Objective |
Take the listing from its first line through the line that contains "117.3, 117.8, 117, 116.2, 116]" and please retype those lines exactly, leaving out the pictures.

---------- Recorded data ----------

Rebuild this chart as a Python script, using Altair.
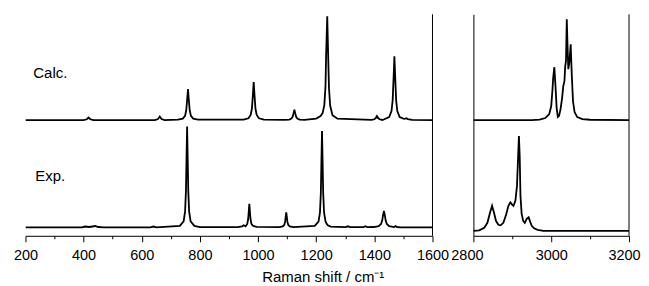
import altair as alt
import pandas as pd

FONT = "Liberation Sans"

# ---- Calculated spectrum, 200-1600 cm-1 (offset trace) ----
calc_low_x = [200, 400, 411, 417, 423, 434,
              645, 656, 662, 668, 679,
              724, 741, 749, 753, 756, 759, 762, 765, 769, 777, 794,
              950, 967, 975, 979, 982, 985, 988, 991, 995, 1003, 1020,
              1090, 1107, 1115, 1119, 1122, 1125, 1128, 1131, 1135, 1143, 1160,
              1200, 1215, 1222, 1228, 1232, 1234, 1236, 1238, 1241, 1244, 1248, 1256, 1273,
              1390, 1400, 1405, 1409, 1413, 1418, 1428,
              1434, 1451, 1459, 1463, 1466, 1469, 1472, 1475, 1479, 1487, 1500,
              1505, 1510, 1515, 1530, 1600]
calc_low_y = [116, 116, 116.8, 118.5, 116.8, 116,
              116, 117, 119.5, 117, 116,
              116.4, 117.5, 120.3, 125.6, 135.8, 147, 135.8, 125.6, 120.3, 117.5, 116.4,
              116.5, 117.8, 121.3, 127.8, 140.3, 154, 140.3, 127.8, 121.3, 117.8, 116.5,
              116.1, 116.5, 117.5, 119.3, 122.7, 126.5, 122.7, 119.3, 117.5, 116.5, 116.1,
              117.5, 120, 123, 131, 150, 180, 200, 220, 182.6, 148, 130.6, 120.9, 117.4,
              116.1, 116.8, 118, 120, 118, 116.8, 116.1,
              116.8, 119, 125, 135.8, 157, 180, 157, 135.8, 125, 119, 117.5,
              117.3, 117.8, 117, 116.2, 116]

# ---- Experimental spectrum, 200-1600 cm-1 ----
exp_low_x = [200, 395, 405, 420, 440, 450, 470, 630, 640, 650,
             731, 744, 749, 752, 754, 756, 758, 760, 763, 768, 781,
             800, 930, 945, 951, 957,
             960, 963, 966, 968, 970, 972, 974, 977, 982, 995,
             1072, 1085, 1090, 1093, 1095, 1097, 1099, 1101, 1104, 1109, 1122,
             1195, 1208, 1213, 1216, 1218, 1220, 1222, 1224, 1227, 1232, 1236, 1240, 1250,
             1300, 1310, 1316, 1362, 1369, 1376,
             1398, 1415, 1423, 1427, 1430, 1433, 1436, 1439, 1443, 1451, 1468,
             1473, 1478, 1490, 1600]
exp_low_y = [8.5, 8.5, 9.3, 8.8, 9.8, 8.8, 8.5, 8.5, 9.3, 8.5,
             9.9, 14.5, 24.2, 44.9, 78.2, 109.5, 78.2, 44.9, 24.2, 14.5, 9.9,
             8.6, 8.6, 9.5, 10.5, 9.5,
             10.5, 12.1, 16.8, 24.4, 32, 24.4, 16.8, 12.1, 10, 8.9,
             8.7, 9.4, 10.8, 13.9, 18.9, 23.5, 18.9, 13.9, 10.8, 9.4, 8.7,
             10, 14.3, 23.5, 43.2, 75, 105, 75, 43.2, 23.5, 14.3, 12, 10.5, 9.2,
             8.6, 9.5, 8.6, 8.6, 9.6, 8.6,
             8.8, 9.7, 11.8, 15.3, 20.7, 25, 20.7, 15.3, 11.8, 9.7, 8.8,
             9.8, 8.8, 8.5, 8.5]

# ---- Calculated spectrum, 2800-3200 cm-1 ----
calc_high_x = [2800, 2950, 2970, 2985, 2995, 3000, 3003, 3005, 3008, 3011, 3014, 3017,
               3020, 3024, 3028, 3031, 3034, 3036, 3038, 3040, 3042, 3044, 3047, 3050,
               3053, 3056, 3060, 3067, 3080, 3100, 3200]
calc_high_y = [116, 116, 116.5, 118, 122, 130, 145, 158, 169, 150, 128, 119,
               120, 127, 138, 150, 155, 170, 175, 217, 190, 167, 175, 192,
               160, 135, 124, 119, 117, 116.3, 116]

# ---- Experimental spectrum, 2800-3200 cm-1 ----
exp_high_x = [2800, 2815, 2828, 2836, 2842, 2848, 2853, 2858, 2864, 2870, 2877, 2884,
              2890, 2895, 2900, 2903, 2908, 2912, 2915, 2917, 2919, 2921, 2924, 2928,
              2932, 2937, 2942, 2946, 2950, 2956, 2965, 2980, 3200]
exp_high_y = [5, 5.5, 8, 13, 22, 30, 23, 15, 11, 10.5, 13, 21,
              30, 33.5, 31, 30, 35, 50, 80, 100, 80, 40, 22, 15,
              13, 17, 18.5, 14, 10, 7.5, 6, 5, 5]

# ---- trace labels ----
label_text = ["Calc.", "Exp."]
label_x = [227, 234]
label_y = [158, 55]

low_major = [200, 400, 600, 800, 1000, 1200, 1400, 1600]
low_minor = [300, 500, 700, 900, 1100, 1300, 1500]
high_major = [2800, 3000, 3200]
high_minor = [2900, 3100]

H = 222
Y_DOMAIN = [0, 222]
LABEL_SIZE = 14.5


def frame_df(xs, ys, name):
    return pd.DataFrame({"x": xs, "y": ys, "series": name})


def panel(data, domain, major, minor, width, title=None, labels=None, label_offset=0):
    scale = alt.Scale(domain=domain, nice=False, zero=False)
    yscale = alt.Scale(domain=Y_DOMAIN, nice=False, zero=False)
    axis_kwargs = dict(values=major, format="d", tickSize=6, labelPadding=7,
                       grid=False, labelFlush=False, orient="bottom",
                       labelFont=FONT, labelFontSize=LABEL_SIZE, labelColor="black",
                       domainColor="black", tickColor="black",
                       labelOffset=label_offset)
    if title:
        axis_kwargs.update(title=title, titleX=298, titleY=46, titleAlign="center",
                           titleAnchor="start",
                           titleBaseline="alphabetic", titleFontSize=15,
                           titleFontWeight="normal", titleFont=FONT, titleColor="black")
    else:
        axis_kwargs.update(title=None)
    lines = alt.Chart(data).mark_line(color="black", strokeWidth=1.8, clip=True).encode(
        x=alt.X("x:Q", scale=scale, axis=alt.Axis(**axis_kwargs)),
        y=alt.Y("y:Q", scale=yscale,
                axis=alt.Axis(title=None, labels=False, ticks=False, grid=False,
                              domain=True, domainColor="black")),
        detail="series:N",
    )
    minor_layer = alt.Chart(pd.DataFrame({"x": minor})).mark_point(opacity=0).encode(
        x=alt.X("x:Q", scale=scale,
                axis=alt.Axis(values=minor, labels=False, domain=False, tickSize=3,
                              orient="bottom", offset=0,
                              tickColor="black", title=None, grid=False)),
    )
    right_edge = alt.Chart(pd.DataFrame({"a": [0]})).mark_rule(color="black", strokeWidth=1).encode(
        x=alt.value(width), y=alt.value(0), y2=alt.value(H)
    )
    layers = [lines, minor_layer, right_edge]
    if labels is not None:
        txt = alt.Chart(labels).mark_text(align="left", baseline="alphabetic",
                                          fontSize=15, font=FONT, color="black").encode(
            x=alt.X("x:Q", scale=scale, axis=None),
            y=alt.Y("y:Q", scale=yscale, axis=None),
            text="label:N",
        )
        layers.append(txt)
    return alt.layer(*layers).resolve_axis(x="independent").properties(width=width, height=H)


low = pd.concat([frame_df(calc_low_x, calc_low_y, "Calc."),
                 frame_df(exp_low_x, exp_low_y, "Exp.")])
high = pd.concat([frame_df(calc_high_x, calc_high_y, "Calc."),
                  frame_df(exp_high_x, exp_high_y, "Exp.")])
labels_df = pd.DataFrame({"label": label_text, "x": label_x, "y": label_y})

left = panel(low, [200, 1600], low_major, low_minor, 408,
             title="Raman shift / cm\u207b\u00b9", labels=labels_df)
right = panel(high, [2800, 3200], high_major, high_minor, 156,
              label_offset={"condition": [{"test": "datum.value === 2800", "value": -6.5},
                                          {"test": "datum.value === 3200", "value": -5}],
                            "value": 0})

chart = alt.hconcat(left, right, spacing=41, bounds="flush").properties(
    padding={"left": 4.5, "top": 5, "right": 0, "bottom": 0}
).configure_view(
    stroke=None
).configure_axis(
    labelFont=FONT, labelFontSize=LABEL_SIZE, labelColor="black",
    domainColor="black", domainWidth=1, tickColor="black", tickWidth=1,
)

chart.save("out.html", embed_options={"renderer": "svg", "actions": False})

----------

Solution to this task |
Rebuild this chart as a Python script, using Altair.
import altair as alt
import pandas as pd

FONT = "Liberation Sans"

# ---- Calculated spectrum, 200-1600 cm-1 (offset trace) ----
calc_low_x = [200, 400, 411, 417, 423, 434,
              645, 656, 662, 668, 679,
              724, 741, 749, 753, 756, 759, 762, 765, 769, 777, 794,
              950, 967, 975, 979, 982, 985, 988, 991, 995, 1003, 1020,
              1090, 1107, 1115, 1119, 1122, 1125, 1128, 1131, 1135, 1143, 1160,
              1200, 1215, 1222, 1228, 1232, 1234, 1236, 1238, 1241, 1244, 1248, 1256, 1273,
              1390, 1400, 1405, 1409, 1413, 1418, 1428,
              1434, 1451, 1459, 1463, 1466, 1469, 1472, 1475, 1479, 1487, 1500,
              1505, 1510, 1515, 1530, 1600]
calc_low_y = [116, 116, 116.8, 118.5, 116.8, 116,
              116, 117, 119.5, 117, 116,
              116.4, 117.5, 120.3, 125.6, 135.8, 147, 135.8, 125.6, 120.3, 117.5, 116.4,
              116.5, 117.8, 121.3, 127.8, 140.3, 154, 140.3, 127.8, 121.3, 117.8, 116.5,
              116.1, 116.5, 117.5, 119.3, 122.7, 126.5, 122.7, 119.3, 117.5, 116.5, 116.1,
              117.5, 120, 123, 131, 150, 180, 200, 220, 182.6, 148, 130.6, 120.9, 117.4,
              116.1, 116.8, 118, 120, 118, 116.8, 116.1,
              116.8, 119, 125, 135.8, 157, 180, 157, 135.8, 125, 119, 117.5,
              117.3, 117.8, 117, 116.2, 116]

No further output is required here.